We are often asked questions such as “What are your 5 best tips for job hunters?”  Whether you are currently looking for a job or not, here are some important tips, with three more at no extra charge. 

Recognize a sea change in the job market.

Let’s step back and put that question in the context of the current economic environment.  The media is often accused of being too negative.  We don’t agree with that assessment.  We believe that this global recession is a watershed event that will change the social landscape on multiple levels.  One of those levels is the employment market.  Last year, consultants were suggesting that Baby Boomers were going to be retiring en masse, and companies needed to keep Millennials happy with recognition and incentives that included frequent pats on the back and balloons on their birthdays. 

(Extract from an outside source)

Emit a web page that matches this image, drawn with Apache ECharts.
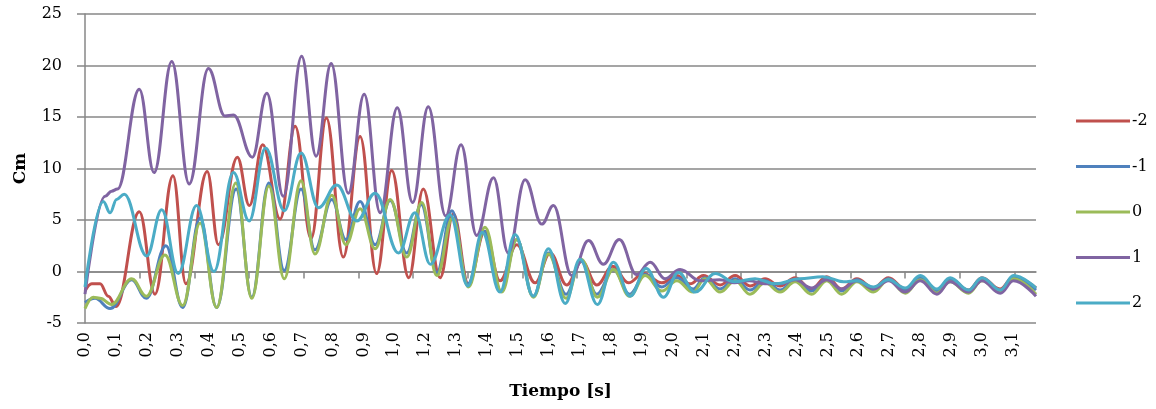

In a matter of months, the financial markets made the planned retirements of vast numbers of Baby Boomers a distant dream, while simultaneously destroying hundreds of thousands of jobs in multiple industries.  A candidate driven market has turned into an employer driven market.  Growth has almost disappeared, even in previously hot markets such as nurses and doctors.   

Returning to the question at hand, in today’s market, the successful job seeker will not stop with “The Five Biggest Mistakes Job Seekers Make” or “Ten Questions to Impress an Interviewer.”  The person who gets the job is not always the best qualified.  He or she is the best prepared.  You need to have outstanding answers to fifty or more possible questions you might be asked and know how to handle multiple types of interviews and styles of interviewers.